At the end of the hunt I rode back to Huelva with the Litri. In crossing the plain to reach the road we passed through a great herd of wild bulls. We walked the horses and did not speak. When passing close to a bull, he would stop grazing, raise his head, and gaze with large brown eyes. The rider must ignore him, look straight ahead, and pretend that he has not seen the bull—and to do so for the first time needs more resolution that to cut your worst enemy in the street. Once on the road the horses went at the easy Castilian pace (the paseo) at which a man may almost go to sleep in the saddle. In England this pace is called the run.
Soon the sun was setting over the Atlantic, and the western sky became a blaze of dazzling light. In the south the sun sets quickly, falling inch by inch behind the ocean, and for a few moments after it has gone a green light lingers on the horizon—then it is dark; a thin vapour comes in from the sea, and the air is chilly. Far down in the northern sky is the Bear, and ahead, flashing like a diamond by candle-light, is the South Star.
The road passes a fonda, and from its open door, throwing out a river of light, comes the music of a guitar, the clash of castanets, and a glimpse of dancing-girls in gaily-coloured dresses. Now the road leads through palm trees that rustle in the slight wind, by wayside ponds where bull-frogs are croaking and by brushwood alive with the myriad sounds of insects that are awake at night. Beside a lonely cluster of trees is a statue of Our Lady, the Star of the Sea, who watches over sailors, and on the steps of her statue a girl is praying. Overhead is the cloudless pageantry of the stars, and behind a silver haze in the east a moon is rising on the cold Sierras, where the wolves will now be howling. For the Litri and for me the sun has set on a Castle in Spain.

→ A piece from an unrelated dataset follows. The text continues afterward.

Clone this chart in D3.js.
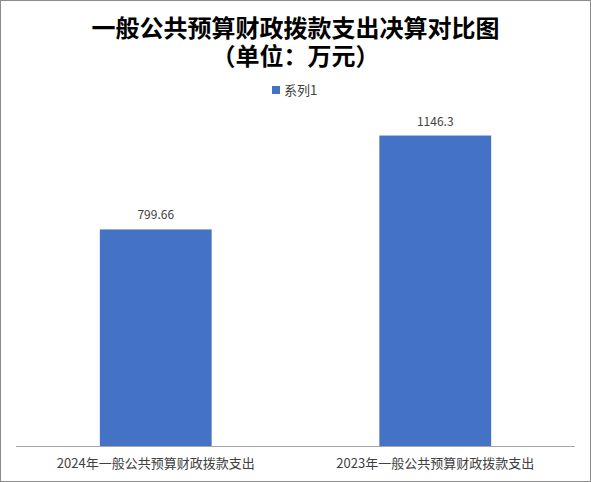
<!DOCTYPE html>
<html><head><meta charset="utf-8">
<script src="https://cdn.jsdelivr.net/npm/d3@7"></script>
<style>body{margin:0;background:#fff}svg{display:block;font-family:"Noto Sans CJK SC","Noto Sans",sans-serif}</style>
</head><body>
<script>
const titleLines = ["一般公共预算财政拨款支出决算对比图", "（单位：万元）"];
const seriesName = "系列1";
const categories = ["2024年一般公共预算财政拨款支出", "2023年一般公共预算财政拨款支出"];
const values = [799.66, 1146.3];
const labels = ["799.66", "1146.3"];

const W = 591, H = 482;
const svg = d3.select("body").append("svg").attr("width", W).attr("height", H);
svg.append("rect").attr("x", 0.5).attr("y", 0.5).attr("width", W - 1).attr("height", H - 1)
  .attr("fill", "#fff").attr("stroke", "#8c8c8c");

const plot = {left: 16, right: 575, top: 121, bottom: 446};
const x = d3.scaleBand().domain(categories).range([plot.left, plot.right]).paddingInner(0.6).paddingOuter(0.3);
const y = d3.scaleLinear().domain([0, 1200]).range([plot.bottom, plot.top]);

svg.selectAll(".t").data(titleLines).enter().append("text")
  .attr("x", W / 2).attr("y", (d, i) => 37 + i * 28)
  .attr("text-anchor", "middle").attr("font-size", 24).attr("font-weight", "bold").attr("fill", "#000")
  .attr("font-family", '"Liberation Sans","Noto Sans CJK SC",sans-serif')
  .text(d => d);

// legend
svg.append("rect").attr("x", 272).attr("y", 86).attr("width", 8).attr("height", 8).attr("fill", "#4472C4");
svg.append("text").attr("x", 284).attr("y", 95).attr("font-size", 13).attr("fill", "#404040").text(seriesName);

svg.selectAll(".bar").data(values).enter().append("rect")
  .attr("x", (d, i) => x(categories[i])).attr("width", x.bandwidth())
  .attr("y", d => y(d)).attr("height", d => y(0) - y(d)).attr("fill", "#4472C4");

svg.selectAll(".lbl").data(values).enter().append("text")
  .attr("x", (d, i) => x(categories[i]) + x.bandwidth() / 2).attr("y", d => y(d) - 10)
  .attr("text-anchor", "middle").attr("font-size", 12).attr("fill", "#404040")
  .text((d, i) => labels[i]);

const ax = svg.append("g").attr("transform", `translate(0,${plot.bottom})`)
  .call(d3.axisBottom(x).tickSize(0).tickPadding(13));
ax.select(".domain").attr("stroke", "#a6a6a6").attr("d", `M${plot.left},0.5H${plot.right}`);
ax.selectAll("text").attr("font-size", 13).attr("fill", "#404040").attr("font-family", '"Noto Sans CJK SC",sans-serif');
</script>
</body></html>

The Litri was not a talkative man, except when he was telling a story, and for the most part we rode in silence. In the starlight he looked like a Roman emperor, and I wondered if Severus had looked like that when he led the legions over a roadless country from York to Inverness. On the outskirts of Huelva we came to the parting of our ways and said good-bye, wishing each other health, wealth, and all the other things; and that we might walk with God—he in South America and I in England. He was sailing soon for a season in Brazil, where matadors are well paid.

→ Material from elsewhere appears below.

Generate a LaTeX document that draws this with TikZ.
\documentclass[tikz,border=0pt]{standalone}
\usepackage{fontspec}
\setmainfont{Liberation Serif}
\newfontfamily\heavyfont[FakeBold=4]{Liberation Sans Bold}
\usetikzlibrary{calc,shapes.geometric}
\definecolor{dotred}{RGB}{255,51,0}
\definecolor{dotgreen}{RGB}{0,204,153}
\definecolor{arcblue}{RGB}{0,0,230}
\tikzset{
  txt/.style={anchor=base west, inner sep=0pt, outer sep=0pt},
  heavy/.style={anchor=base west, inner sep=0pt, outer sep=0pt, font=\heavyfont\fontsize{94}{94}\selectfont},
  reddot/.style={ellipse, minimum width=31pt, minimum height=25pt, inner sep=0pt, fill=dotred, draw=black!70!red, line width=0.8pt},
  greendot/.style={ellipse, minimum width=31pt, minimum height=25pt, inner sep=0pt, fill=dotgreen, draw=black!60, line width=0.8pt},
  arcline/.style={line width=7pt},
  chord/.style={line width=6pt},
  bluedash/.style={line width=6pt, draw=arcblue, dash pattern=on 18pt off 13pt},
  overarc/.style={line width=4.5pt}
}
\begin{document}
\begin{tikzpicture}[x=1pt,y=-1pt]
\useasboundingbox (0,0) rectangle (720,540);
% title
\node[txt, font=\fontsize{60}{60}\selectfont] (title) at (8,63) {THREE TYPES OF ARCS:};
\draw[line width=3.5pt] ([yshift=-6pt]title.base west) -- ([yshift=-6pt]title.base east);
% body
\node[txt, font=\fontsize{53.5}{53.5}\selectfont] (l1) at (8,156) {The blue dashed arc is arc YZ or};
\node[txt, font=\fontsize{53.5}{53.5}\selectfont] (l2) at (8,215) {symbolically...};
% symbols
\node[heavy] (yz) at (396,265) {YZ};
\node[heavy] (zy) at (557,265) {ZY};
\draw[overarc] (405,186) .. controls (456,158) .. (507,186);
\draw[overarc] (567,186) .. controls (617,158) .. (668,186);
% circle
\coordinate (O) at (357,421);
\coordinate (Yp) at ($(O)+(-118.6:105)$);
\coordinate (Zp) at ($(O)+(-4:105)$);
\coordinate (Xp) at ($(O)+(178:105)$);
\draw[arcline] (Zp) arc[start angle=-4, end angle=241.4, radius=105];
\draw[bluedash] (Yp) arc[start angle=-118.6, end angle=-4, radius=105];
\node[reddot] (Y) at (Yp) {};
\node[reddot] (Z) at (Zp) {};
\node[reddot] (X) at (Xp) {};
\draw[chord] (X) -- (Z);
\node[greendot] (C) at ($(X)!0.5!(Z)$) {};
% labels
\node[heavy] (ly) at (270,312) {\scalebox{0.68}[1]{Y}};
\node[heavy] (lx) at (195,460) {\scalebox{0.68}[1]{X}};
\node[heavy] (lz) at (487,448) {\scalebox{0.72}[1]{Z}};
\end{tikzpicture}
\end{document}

There he made money and returned to Spain. On his return the Litri gave his son, Juan Miguel, a place in the cuadrilla, and within five years the young man had become his father’s sobresaliente. His name was then approved by the Society of Matadors, and when the day came he qualified as a matador by killing a full-grown bull in public. This took place in the Huelva ring. The Litri killed the first bull, and, when the second was ready to be killed, made a speech to the president, kissed his son on both cheeks, handed him a sword and muleta, and, in the presence of ten thousand people, named him Manuelito.